The latest work from the house of Taproot Dentsu, (a dentsuMB company and the creative agency from dentsu India), is a campaign for Tasva, a new men’s ethnic wear brand created by Tarun Tahiliani & Aditya Birla Group.
The campaign is titled ‘Sada Mast Raho’, and at the beginning, it features a stiff newly-wed couple being directed by their photographers. As the ad progresses, we see him break into a song and encourage other guests to dance and loosen up too. Men’s fashion in India has come a long way owing to a plethora of boutique labels offering out-of-the-box and trendy looks, cuts and fits for men across western casual and formal wear.
Today, there is ample choice for men to pick from and make a statement or express themselves through fashion. However, when it comes to ready-to-wear wedding wear, they are limited in style, fits and quality. Besides, in India, the choice of the groom’s outfit is often a consensus between his mother, sister or bride-to-be, if not more. Often the grooms find their style and taste compromised and their expression confined when it comes to their wedding.
Titus Upputuru, Creative Head, Taproot Dentsu Gurgaon told afaqs that the brief that the team at Aditya Birla and Tarun Tahiliani gave the team is that they want to launch a new brand in Men’s ethnic wear category. "There was no name or anything. We just knew about the ambition. Thereafter, we spent a lot of time decoding the category and understanding men," he says.
He adds that there were several 'mad' and 'crazy' brain storming sessions. "I even sang in one of the meetings! We didn’t know we were heading in this mad direction. But once we cracked it, we knew, we hit gold and we just went with it with full conviction," he affirms.
One thing that's hard to miss about this campaign is that it breaks a lot of advertising codes when it comes to ethnic wear. Upputuru points out that it started with the product itself that Tahiliani had created.

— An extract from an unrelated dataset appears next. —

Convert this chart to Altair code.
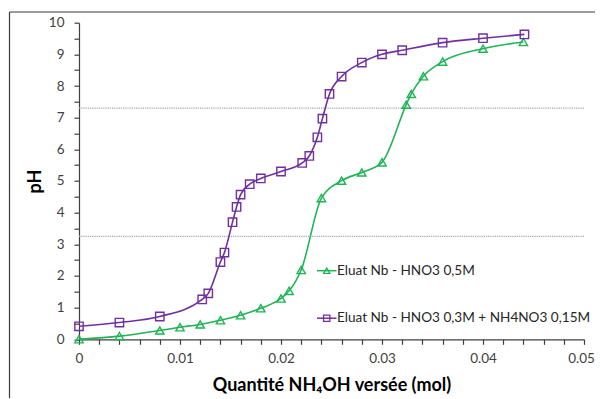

"The fabrics, the cuts, the styles, everything defied the heavy, gaudy world of men’s ethnic wear. I was made to try the Tasva collection and the competition’s. As I slipped into the sherwanis, the achkans, the bandh galas and all, I not only saw the difference but felt the difference. For instance, the bandhgala was not ‘bandh’; there was room for the Adam’s apple. The fabrics were softer, the inner lining did not hurt. When your hand brushed against the garment, you didn’t go ouch. So we wanted to celebrate this freedom and that set us thinking," he explains.

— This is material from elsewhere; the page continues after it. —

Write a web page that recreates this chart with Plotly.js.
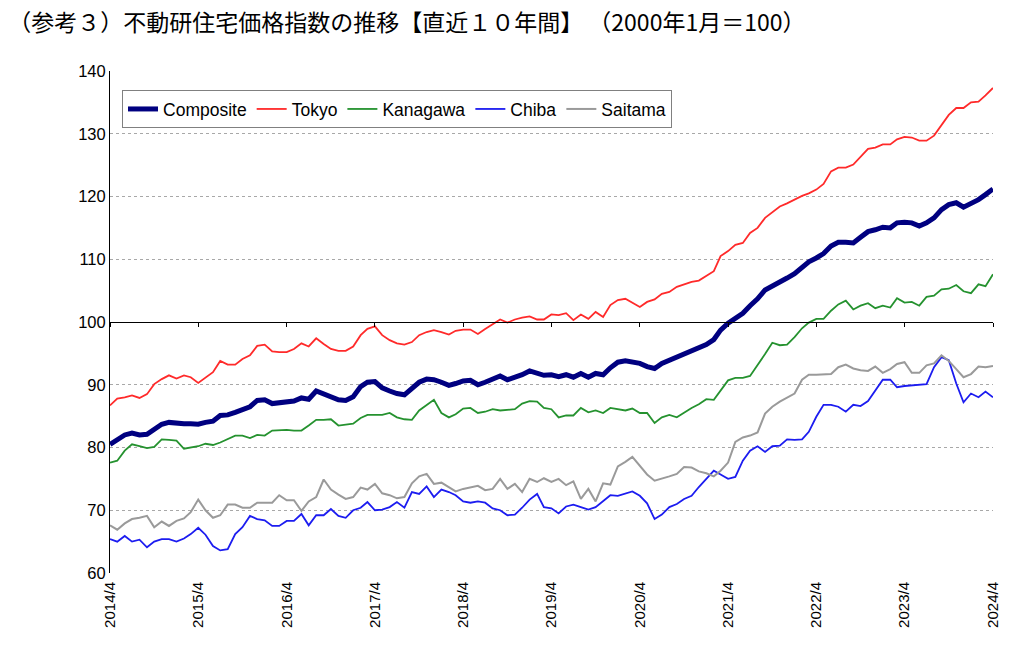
<!DOCTYPE html>
<html>
<head>
<meta charset="utf-8">
<script src="https://cdn.plot.ly/plotly-3.0.1.min.js"></script>
<style>html,body{margin:0;padding:0;background:#fff;}#chart{width:1024px;height:649px;}</style>
</head>
<body>
<div id="chart"></div>
<script>
// Monthly observations, 2014/4 .. 2024/4 (121 months)
const startYear = 2014, startMonth = 4, nMonths = 121;
const tickLabels = ["2014/4","2015/4","2016/4","2017/4","2018/4","2019/4","2020/4","2021/4","2022/4","2023/4","2024/4"];
const seriesNames = ["Composite","Tokyo","Kanagawa","Chiba","Saitama"];

const composite = [80.5,81.3,82.0,82.3,82.0,82.1,82.9,83.7,84.0,83.8,83.8,83.8,83.7,84.0,84.2,85.1,85.2,85.6,86.1,86.5,
87.5,87.6,87.0,87.1,87.1,87.4,87.9,87.7,89.0,88.5,88.1,87.6,87.5,88.1,89.7,90.4,90.5,89.5,89.0,88.6,
88.4,89.3,90.4,90.9,90.8,90.4,89.9,90.2,90.6,90.7,90.0,90.4,90.9,91.4,90.8,91.2,91.6,92.2,91.8,91.5,
91.6,91.3,91.6,91.2,91.8,91.2,91.8,91.6,92.7,93.6,93.8,93.7,93.4,92.9,92.6,93.4,93.9,94.4,94.9,95.4,
95.9,96.4,97.2,98.7,99.8,100.6,101.4,102.6,103.7,105.1,105.8,106.5,107.0,107.7,108.8,109.6,110.2,110.9,112.1,112.7,
112.7,112.6,113.5,114.4,114.7,115.1,115.0,115.8,115.9,115.8,115.3,115.8,116.6,117.9,118.7,119.0,118.3,118.9,119.5,120.3,
121.2];

const tokyo = [86.7,87.8,88.0,88.3,87.9,88.5,90.1,90.9,91.5,91.0,91.5,91.2,90.3,91.1,92.0,93.8,93.2,93.2,94.1,94.7,
96.2,96.4,95.3,95.2,95.2,95.7,96.6,96.1,97.4,96.5,95.7,95.4,95.4,96.1,97.9,98.9,99.3,97.9,97.1,96.6,
96.4,96.8,97.9,98.4,98.7,98.4,98.0,98.6,98.8,98.8,98.1,98.9,99.7,100.4,99.9,100.4,100.7,100.9,100.4,100.4,
101.2,101.1,101.4,100.3,101.2,100.5,101.6,100.8,102.7,103.5,103.7,103.1,102.4,103.2,103.6,104.5,104.8,105.6,106.0,106.4,
106.6,107.3,108.1,110.5,111.3,112.3,112.6,114.2,115.0,116.6,117.5,118.4,118.9,119.5,120.1,120.5,121.1,122.0,124.0,124.6,
124.6,125.1,126.3,127.6,127.8,128.3,128.3,129.1,129.5,129.4,128.9,128.9,129.7,131.4,133.0,134.1,134.1,135.0,135.1,136.1,
137.3];

const kanagawa = [77.6,77.9,79.5,80.5,80.2,79.9,80.1,81.3,81.2,81.1,79.8,80.0,80.2,80.6,80.4,80.8,81.3,81.9,81.9,81.5,
82.0,81.9,82.7,82.8,82.8,82.7,82.7,83.5,84.4,84.4,84.5,83.5,83.6,83.8,84.7,85.2,85.2,85.2,85.5,84.8,
84.5,84.4,85.9,86.8,87.6,85.5,84.8,85.3,86.2,86.3,85.5,85.7,86.1,85.9,86.0,86.1,87.0,87.4,87.3,86.3,
86.1,84.8,85.1,85.1,86.3,85.6,85.9,85.5,86.3,86.1,85.9,86.2,85.5,85.5,83.9,84.8,85.2,84.8,85.6,86.3,
86.9,87.7,87.6,89.1,90.7,91.1,91.1,91.4,93.1,94.9,96.7,96.3,96.4,97.6,99.0,99.9,100.5,100.5,101.8,102.8,
103.4,102.0,102.6,103.0,102.2,102.6,102.3,103.8,103.1,103.2,102.6,104.0,104.2,105.2,105.3,105.9,104.9,104.6,106.0,105.7,
107.6];

const chiba = [65.4,65.0,65.9,65.0,65.3,64.1,65.0,65.4,65.4,65.0,65.5,66.2,67.2,66.1,64.3,63.6,63.8,66.2,67.3,69.1,
68.6,68.4,67.5,67.5,68.3,68.3,69.4,67.6,69.2,69.2,70.2,69.1,68.8,70.0,70.4,71.3,70.0,70.1,70.5,71.3,
70.4,72.9,72.6,73.8,72.1,73.3,72.9,72.4,71.4,71.2,71.4,71.2,70.3,70.0,69.2,69.3,70.4,71.7,72.6,70.5,
70.3,69.5,70.6,70.9,70.5,70.1,70.5,71.4,72.4,72.3,72.7,73.0,72.3,71.1,68.6,69.3,70.5,71.0,71.8,72.3,
73.7,75.0,76.3,75.7,75.0,75.3,77.9,79.5,80.2,79.3,80.2,80.3,81.3,81.2,81.3,82.5,84.9,86.8,86.8,86.5,
85.7,86.8,86.6,87.4,89.1,90.8,90.8,89.6,89.8,89.9,89.9,90.1,92.8,94.4,93.9,90.2,87.2,88.6,88.0,88.9,
88.0];

const saitama = [67.6,66.9,67.9,68.6,68.8,69.1,67.3,68.2,67.5,68.3,68.7,69.7,71.7,70.0,68.8,69.2,70.9,70.9,70.4,70.4,
71.2,71.2,71.2,72.4,71.6,71.6,69.9,71.4,72.1,74.9,73.3,72.5,71.8,72.1,73.6,73.3,74.2,72.7,72.4,71.9,
72.1,74.3,75.4,75.8,74.2,74.4,73.7,73.0,73.4,73.6,73.9,73.2,73.4,75.0,73.4,74.2,72.9,75.0,74.5,75.1,
74.5,75.0,74.0,74.6,71.8,73.4,71.4,74.3,74.1,77.0,77.7,78.5,77.0,75.7,74.7,75.0,75.4,75.8,76.9,76.8,
76.2,75.9,75.4,76.3,77.6,80.9,81.6,81.9,82.4,85.4,86.5,87.3,88.0,88.6,90.8,91.6,91.6,91.6,91.7,92.8,
93.2,92.6,92.3,92.2,92.9,91.9,92.5,93.3,93.6,91.9,91.9,93.1,93.4,94.7,93.8,92.5,91.2,91.7,92.9,92.8,
93.0];

// month axis (dates)
const months = [];
for (let i = 0; i < nMonths; i++) {
  const t = (startMonth - 1) + i;
  const y = startYear + Math.floor(t / 12);
  const m = (t % 12) + 1;
  months.push(y + "-" + String(m).padStart(2, "0") + "-01");
}
const tickVals = tickLabels.map(s => { const [y, m] = s.split("/"); return y + "-" + String(m).padStart(2, "0") + "-01"; });

const values = [composite, tokyo, kanagawa, chiba, saitama];
const colors = ["#000080", "#ff2a2a", "#25922f", "#1c1cf0", "#9a9a9a"];
const widths = [5, 1.8, 1.8, 1.8, 2];

const traces = seriesNames.map((n, i) => ({
  type: "scatter", mode: "lines", name: n, x: months, y: values[i],
  line: {color: colors[i], width: widths[i]}
}));
// carrier trace for the axis line crossing at 100
traces.push({type: "scatter", mode: "lines", x: [months[0]], y: [null], xaxis: "x2", yaxis: "y",
  showlegend: false, hoverinfo: "skip"});

const layout = {
  width: 1024, height: 649,
  paper_bgcolor: "#fff", plot_bgcolor: "#fff",
  margin: {l: 110, r: 31, t: 71, b: 76},
  font: {family: "Liberation Sans, Arial, sans-serif", color: "#000"},
  title: {
    text: "（参考３）不動研住宅価格指数の推移【直近１０年間】 （2000年1月＝100）",
    font: {family: "Noto Sans CJK JP, sans-serif", size: 23, color: "#000"},
    x: 0.008, xanchor: "left", xref: "container",
    y: 0.965, yanchor: "middle", yref: "container"
  },
  xaxis: {
    type: "date", range: [months[0], months[nMonths - 1]],
    tickmode: "array", tickvals: tickVals, ticktext: tickLabels,
    tickangle: -90, tickfont: {size: 15, family: "Liberation Sans, Arial, sans-serif"},
    showgrid: false, showline: false, zeroline: false, ticks: "", ticklabelstandoff: 5
  },
  xaxis2: {
    type: "date", range: [months[0], months[nMonths - 1]], overlaying: "x",
    anchor: "free", position: 0.5, side: "bottom",
    tickmode: "array", tickvals: tickVals, showticklabels: false,
    ticks: "outside", ticklen: 4, tickcolor: "#000", tickwidth: 1,
    showline: true, linecolor: "#000", linewidth: 1.2, showgrid: false, zeroline: false
  },
  yaxis: {
    range: [60, 140], tickmode: "array", tickvals: [60,70,80,90,100,110,120,130,140],
    tickfont: {size: 16.5, family: "Liberation Sans, Arial, sans-serif"},
    showgrid: true, gridcolor: "#a8a8a8", griddash: "dot", gridwidth: 1,
    showline: true, linecolor: "#000", linewidth: 1, zeroline: false, ticks: "", ticklabelstandoff: 0
  },
  legend: {
    orientation: "h", x: 0.0136, y: 0.962, xanchor: "left", yanchor: "top",
    bordercolor: "#808080", borderwidth: 1, bgcolor: "#fff",
    font: {size: 17.5, family: "Liberation Sans, Arial, sans-serif"},
    itemwidth: 30, tracegroupgap: 0
  },
  showlegend: true
};

Plotly.newPlot("chart", traces, layout, {displayModeBar: false, staticPlot: true});
</script>
</body>
</html>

Trying the products led the team to eventually realise that the reason why a man walked like a starched mannequin after wearing a sherwani is because of the garment itself - which offers no room for movement.
"We saw the competition and we saw some very serious images of Virat Kohli, Neil Nitin Mukesh, and many others standing upright with piercing looks as if they were out to save the world. We wanted to break that code. Also the usual ‘sada sukhi raho’ or ‘sada suhagan raho’ wishes during weddings seemed passe. Just because a guy gets married, it doesn’t mean he is suddenly becoming this very serious, matured man. The concept of ‘settling down’ with marriage is also so outdated," he signs off.